4.3. TYPES OF MORTGAGES
The most common type of mortgage in Spain is the capital and interest or repayment mortgage.
In capital and interest mortgages, the loan is returned by paying part of the capital monthly,
together with the interests generated. This way, the loan is returned completely once the
repayment period has ended.

4.4. NECESSARY DOCUMENTS
You will need certain documents in order to apply for a loan, which vary depending on whether
the applicant is employed, self-employed or retired:
Employed:
– Last three pay slips.
– Tax return from last two tax years.
– Company certificate confirming salary and length of time at company.

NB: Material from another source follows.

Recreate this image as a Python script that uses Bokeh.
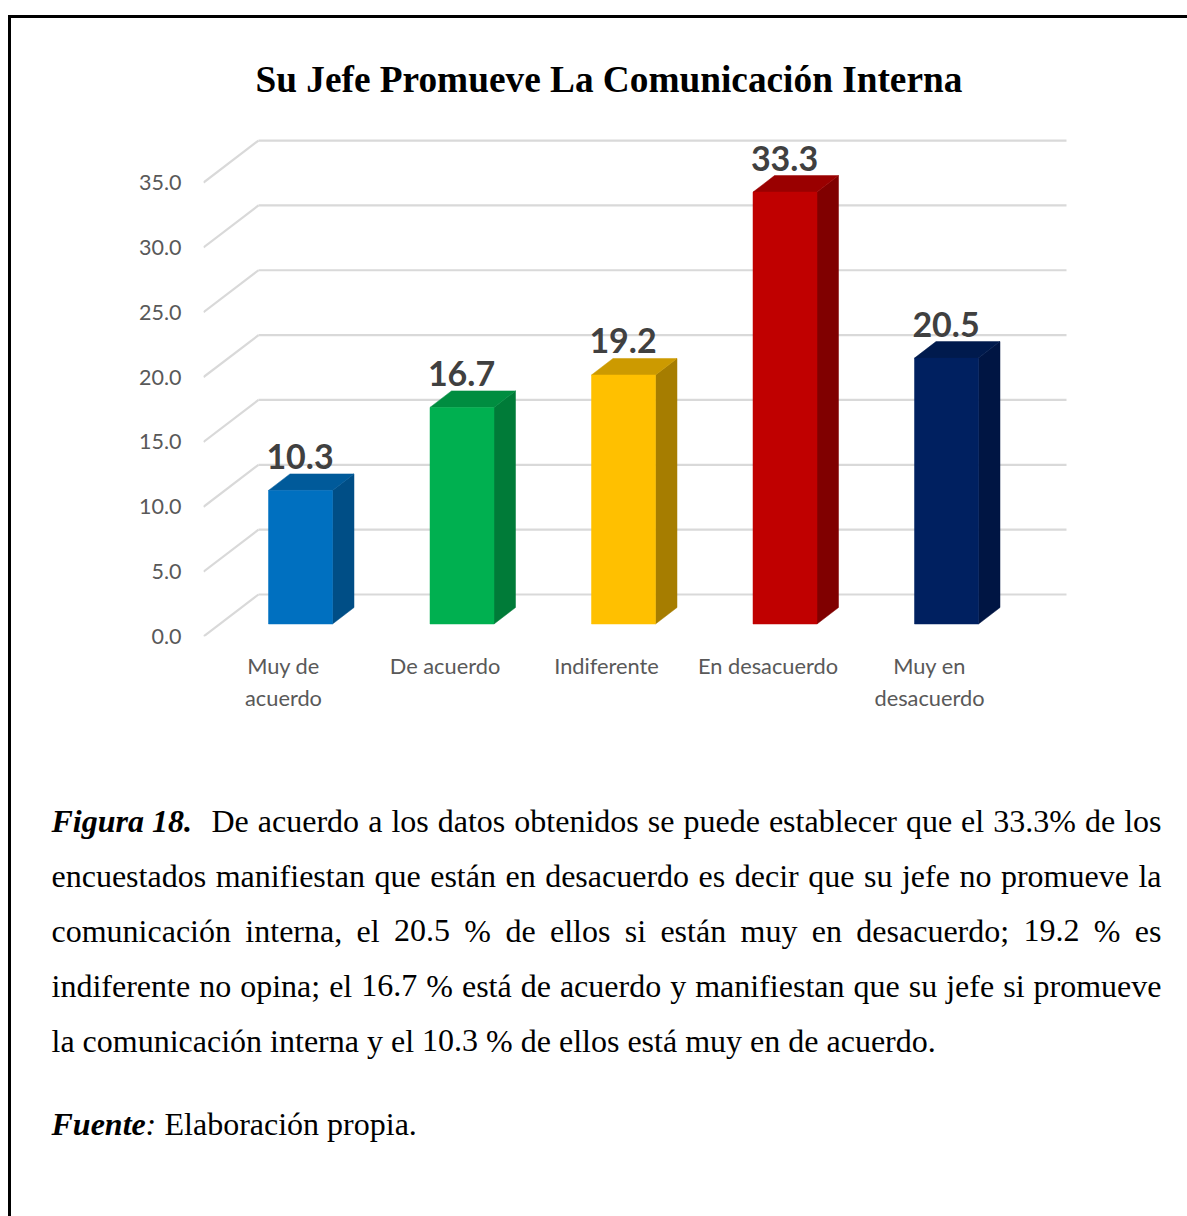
from bokeh.plotting import figure
from bokeh.embed import file_html
from bokeh.resources import INLINE
from bokeh.layouts import column
from bokeh.models import (Range1d, LinearAxis, FixedTicker, NumeralTickFormatter,
                          ColumnDataSource, Title)
from bokeh.core.properties import value

categories = ["Muy de acuerdo", "De acuerdo", "Indiferente", "En desacuerdo", "Muy en desacuerdo"]
tick_text = ["Muy de\nacuerdo", "De acuerdo", "Indiferente", "En desacuerdo", "Muy en\ndesacuerdo"]
values = [10.3, 16.7, 19.2, 33.3, 20.5]
front_colors = ["#0070C0", "#00B050", "#FFC000", "#C00000", "#002060"]
top_colors = ["#005A9A", "#008D40", "#CC9A00", "#9A0000", "#001A4D"]
side_colors = ["#004E86", "#007B38", "#A67D00", "#800000", "#001543"]
y_ticks = [0, 5, 10, 15, 20, 25, 30, 35]
title_text = "Su Jefe Promueve La Comunicación Interna"

caption_lines = [
    ["De", "acuerdo", "a", "los", "datos", "obtenidos", "se", "puede", "establecer", "que", "el", "33.3%", "de", "los"],
    ["encuestados", "manifiestan", "que", "están", "en", "desacuerdo", "es", "decir", "que", "su", "jefe", "no", "promueve", "la"],
    ["comunicación", "interna,", "el", "20.5", "%", "de", "ellos", "si", "están", "muy", "en", "desacuerdo;", "19.2", "%", "es"],
    ["indiferente", "no", "opina;", "el", "16.7", "%", "está", "de", "acuerdo", "y", "manifiestan", "que", "su", "jefe", "si", "promueve"],
    ["la", "comunicación", "interna", "y", "el", "10.3", "%", "de", "ellos", "está", "muy", "en", "de", "acuerdo."],
]

# page geometry, in pixels of the reference
PAGE_W, PAGE_H = 1187, 1216
X0, Y0 = 11, 18                        # inner corner of the page border
YSPLIT = 740                           # where the chart ends and the caption begins
W = PAGE_W - X0
FL, FR, FT, FB = 203, 1067, 135, 636   # plot frame
UX, UY = 161.5, 12.97                  # pixels per category / per value unit
CX0 = 283                              # first category centre at the front of the floor

def dx(px):
    return (px - CX0) / UX

def dy(py):
    return (FB - py) / UY

p = figure(width=W, height=YSPLIT - Y0, output_backend="svg", toolbar_location=None,
           x_range=Range1d(dx(FL), dx(FR)),
           y_range=Range1d(0, dy(FT)),
           min_border_left=FL - X0, min_border_right=PAGE_W - FR,
           min_border_top=FT - Y0, min_border_bottom=YSPLIT - FB,
           x_axis_type=None, y_axis_type=None, outline_line_color=None, frame_align=False)
p.grid.visible = False

p.title = Title(text=title_text, text_font="Liberation Serif", text_font_size="37.3px",
                text_font_style="bold", text_color="#000000", align="left",
                offset=255 - FL, standoff=71)

# axes
xax = LinearAxis(ticker=FixedTicker(ticks=list(range(len(tick_text)))),
                 major_label_overrides={i: t for i, t in enumerate(tick_text)},
                 axis_line_color=None, major_tick_line_color=None, minor_tick_line_color=None,
                 major_label_text_font="Lato", major_label_text_font_size="21.8px",
                 major_label_text_color="#595959", major_label_standoff=9)
p.add_layout(xax, "below")
yax = LinearAxis(ticker=FixedTicker(ticks=y_ticks), formatter=NumeralTickFormatter(format="0.0"),
                 axis_line_color=None, major_tick_line_color=None, minor_tick_line_color=None,
                 major_label_text_font="Lato", major_label_text_font_size="21.5px",
                 major_label_text_color="#595959", major_label_standoff=16)
p.add_layout(yax, "left")

# 3-D walls: gridlines along the back wall and diagonals across the side wall
WX, WY = 55 / UX, 42 / UY
x_left = dx(203)
x_right = dx(1066)
p.segment(x0=[x_left] * len(y_ticks), y0=y_ticks, x1=[x_left + WX] * len(y_ticks),
          y1=[t + WY for t in y_ticks], line_color="#D9D9D9", line_width=2.2)
p.segment(x0=[x_left + WX] * len(y_ticks), y0=[t + WY for t in y_ticks],
          x1=[x_right] * len(y_ticks), y1=[t + WY for t in y_ticks],
          line_color="#D9D9D9", line_width=2.2)

# 3-D bars
FDY = (FB - 623.5) / UY            # lift of the bar's foot on the floor
BW = 64 / UX                       # front face width
DX, DY = 21.5 / UX, 16.5 / UY      # bar depth
centers = [i + 17 / UX for i in range(len(values))]
for c, v, fc, tc, sc in zip(centers, values, front_colors, top_colors, side_colors):
    l, r = c - BW / 2, c + BW / 2
    b, t = FDY, FDY + v
    p.patch([r, r + DX, r + DX, r], [b, b + DY, t + DY, t], fill_color=sc, line_color=sc, line_width=0.5)
    p.patch([l, r, r + DX, l + DX], [t, t, t + DY, t + DY], fill_color=tc, line_color=tc, line_width=0.5)
    p.quad(left=l, right=r, bottom=b, top=t, fill_color=fc, line_color=fc, line_width=0.5)

src = ColumnDataSource(dict(x=centers, y=[v + FDY for v in values], t=[f"{v:.1f}" for v in values]))
p.text(x="x", y="y", text="t", source=src, text_font=value("Lato"), text_font_style="bold",
       text_font_size="34px", text_color="#404040", text_align="center",
       text_baseline="alphabetic", y_offset=-34, x_offset=-0.5)

# caption: a second figure whose scale is the page itself
cap = figure(width=W, height=PAGE_H - YSPLIT, output_backend="svg", toolbar_location=None,
             x_range=Range1d(X0, PAGE_W), y_range=Range1d(PAGE_H, YSPLIT),
             min_border=0, x_axis_type=None, y_axis_type=None, outline_line_color=None,
             frame_align=False)
cap.grid.visible = False

CW = dict(a=444, b=500, c=444, d=500, e=444, f=333, g=500, h=500, i=278, j=278, k=500, l=278, m=778,
          n=500, o=500, p=500, q=500, r=333, s=389, t=278, u=500, v=500, w=722, x=500, y=500, z=444,
          D=722, E=611)
CW.update({"á": 444, "é": 444, "ó": 500, ".": 250, ",": 250, ";": 278, "%": 833})
CW.update({str(d): 500 for d in range(10)})
FS = 32

def word_w(w):
    return sum(CW[c] for c in w) * FS / 1000

def put(xs, ys, texts, style="normal"):
    cap.text(x=xs, y=ys, text=texts, text_font=value("Liberation Serif"), text_font_size=f"{FS}px",
             text_font_style=style, text_color="#000000", text_align="left",
             text_baseline="alphabetic")

LEFT, RIGHT = 51, 1161
bases = [820, 875, 930, 985, 1040]
put([LEFT], [bases[0]], ["Figura 18."], "bold italic")
xs, ys, ts = [], [], []
for n, (words, base) in enumerate(zip(caption_lines, bases)):
    start = 211 if n == 0 else LEFT
    total = sum(word_w(w) for w in words)
    gap = (RIGHT - start - total) / (len(words) - 1) if n < 4 else 0.25 * FS
    x = start
    for w in words:
        xs.append(x); ys.append(base); ts.append(w)
        x += word_w(w) + gap
put(xs, ys, ts)

put([LEFT], [1123], ["Fuente"], "bold italic")
put([145], [1123], [":"], "italic")
put([164], [1123], ["Elaboración propia."])

page = column(p, cap, spacing=0, margin=(15, 0, 0, 8),
              styles={"border-top": "3px solid #000000", "border-left": "3px solid #000000"})

open("out.html", "w").write(file_html(page, INLINE))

– Bank statements for last three months.
– Reference letter from bank.
Self-employed:
– Tax returns for last two tax years.
– Report by accountant.
– Bank statements for last three months.
– Reference letter from bank.
Retired:
– Last three pension slips.
– Tax return from last two tax years.
– Bank statements for the last three months.
– Reference letter from bank.

4.5. MORTGAGE COSTS
In addition to valuation costs, there are other necessary costs related to setting up a mortgage in
Spain, including the opening commission (normally between 1 and 1.5% of the loan amount),
notary fees, Land Registry, legal fees and Stamp Duty.
If you are interested in obtaining a mortgage, we can draft a detailed list of all associated costs
related to setting up the mortgage, once we know the amount you are allowed to borrow.
Another legal requirement in setting up a mortgage is purchasing an insurance policy on the
property and its contents. Eventually, the bank could also demand to contract a life insurance
policy. Our firm can assist you in this as well.